From the Blog "Pragmatic Capitalist". {Highlights are mine}
"Vanguard now manages $3 trillion in assets which is the same as the entirety of the hedge fund industry (see here for more). This is fantastic news. It means that low fees are winning. When one considers that the S&P 500 generates just a 6.5% real, real return historically you have to be increasingly mindful of how much of that result is due to your fee structure. When you’re paying 10, 20, 30% of your returns per year to a manager then you’re probably paying too much. This is likely to be even more important going forward as bonds are likely to generate lower returns than we’re all used to so this means that high fees will cut into your returns even more than they used to.

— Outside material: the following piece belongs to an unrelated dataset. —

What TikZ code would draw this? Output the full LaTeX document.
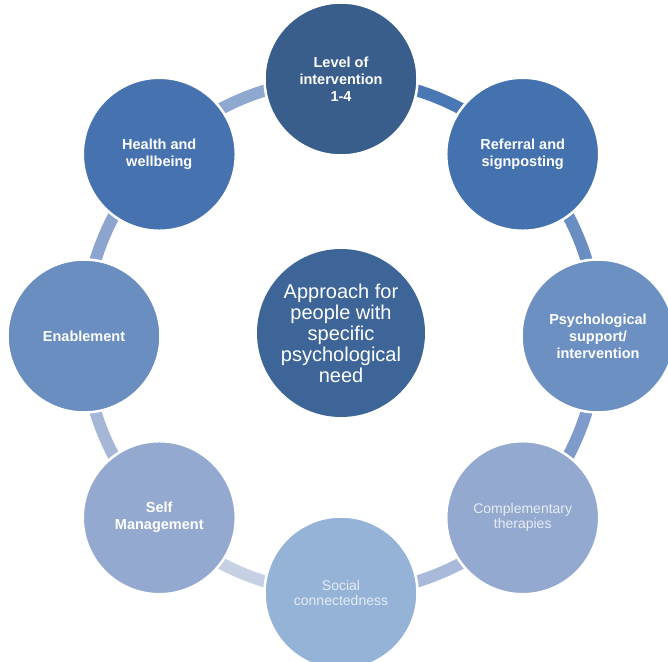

It’s a wonderful time to be an asset allocator. Products have never been more accessible at such a low cost. You just have to make sure you’re being smart about your approach. Know that even when you use low fee index funds you’re making an implicit forecast. Know that you’re making active allocation choices. Know that if you pay someone to do this on your behalf then you’re essentially paying for their ability to manage that allocation process for you. The necessity of actively managing ones portfolio isn’t going away just because the fees are coming down. So go into all of this with your eyes wide open and don’t assume that low fees necessarily lead to a better process."
*Long ETFs related to the S&P 500 in client and personal accounts although positions can change at any time.